Die internationale Gemeinschaft hat derweil den Geldhahn zugedreht. Nur die humanitäre Hilfe werde derzeit weiter gezahlt, sagt die auf Entwicklungsökonomik spezialisierte Volkswirtin Sarah Langlotz. Das seien aber nur rund zwölf Prozent der Mittel, die bisher ins Land geflossen seien.
Afghanistan ist in den vergangenen 20 Jahren mit sehr viel Geld unterstützt worden. Das Land sei in dieser Zeit laut OECD immer unter den Top-5-Empfängern bei der Entwicklungshilfe gewesen, sagt die Wissenschaftlerin. Allein die Weltbank habe fünf Milliarden Euro überwiesen, aus Deutschland sei eine ähnlich hohe Summe gekommen.

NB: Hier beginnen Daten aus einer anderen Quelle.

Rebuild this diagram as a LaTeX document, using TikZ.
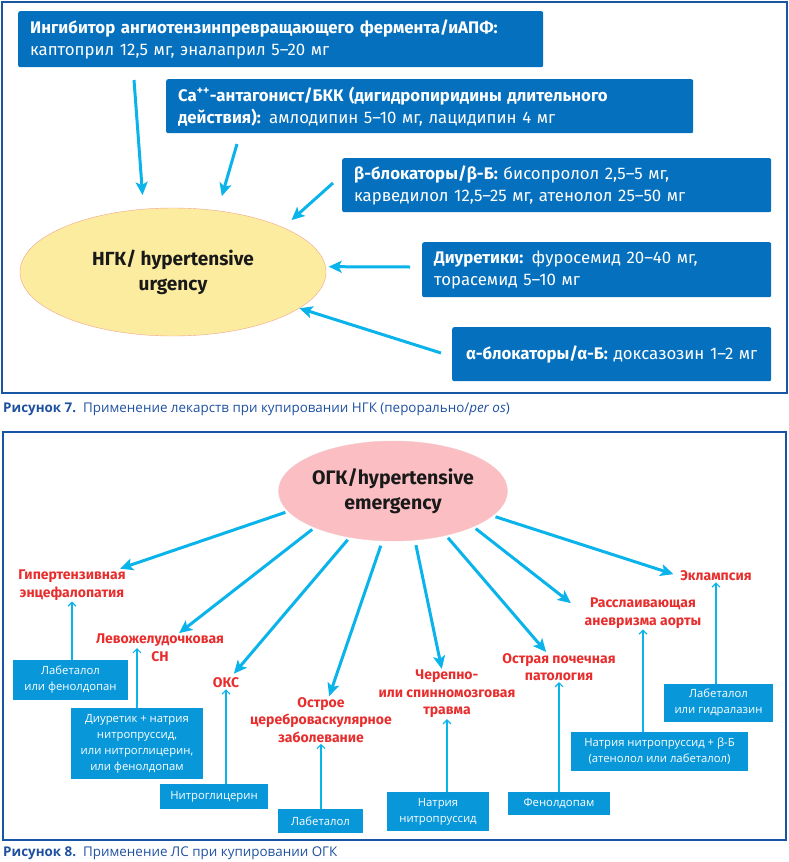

Keine Verbesserung des Lebensstandards
Langlotz hat sich in einer Studie damit beschäftigt, ob die Entwicklungszusammenarbeit und die Präsenz der westlichen Truppen das Leben der Menschen im Land wirtschaftlich verbessert hat. Das Ergebnis ist mehr als ernüchternd: Was den Lebensstandard der Menschen angehe, habe sie keine positiven Effekte gefunden, berichtet sie.
Die Volkswirtin führt das auf die unübersichtliche Lage in all den Jahren zurück. Westliche Truppen, Taliban, lokale Ältestenräte, Stammesstrukturen: Die Menschen hätten nicht gewusst, wer in Zukunft das Sagen hat, mit wem sie kooperieren sollen, sagt Langlotz. Dadurch sei es nicht möglich gewesen, die Hilfe effektiv einzusetzen.
Langlotz plädiert nun dafür, erst einmal die humanitäre Hilfe zu erhöhen. Das Land leidet momentan auch unter anhaltender Dürre. Die Hilfsorganisation Save the Children warnt davor, dass bald Krankenhäuser geschlossen werden müssen, weil der Großteil des Gesundheitswesens mit Hilfe von ausländischen Geldern finanziert worden sei.
Die Bundesregierung stellt Bedingungen
Afghanistan zählt zu den ärmsten Ländern der Welt. Nach der Machtübernahme der Taliban vor knapp drei Wochen hatten viele Länder die Entwicklungshilfe für Afghanistan gestoppt. Die Bundesregierung hat den Taliban inzwischen in Aussicht gestellt, die Zahlungen wieder aufzunehmen.
Doch die Bedingungen sind hoch: Voraussetzung sei eine Regierung, die nicht nur aus Taliban bestehe, erklärt Außenminister Heiko Maas. Zudem müssten grundlegende Menschen- und Frauenrechte gewahrt werden, Afghanistan dürfe zu keinem "neuen Hort für Terrorismus" werden.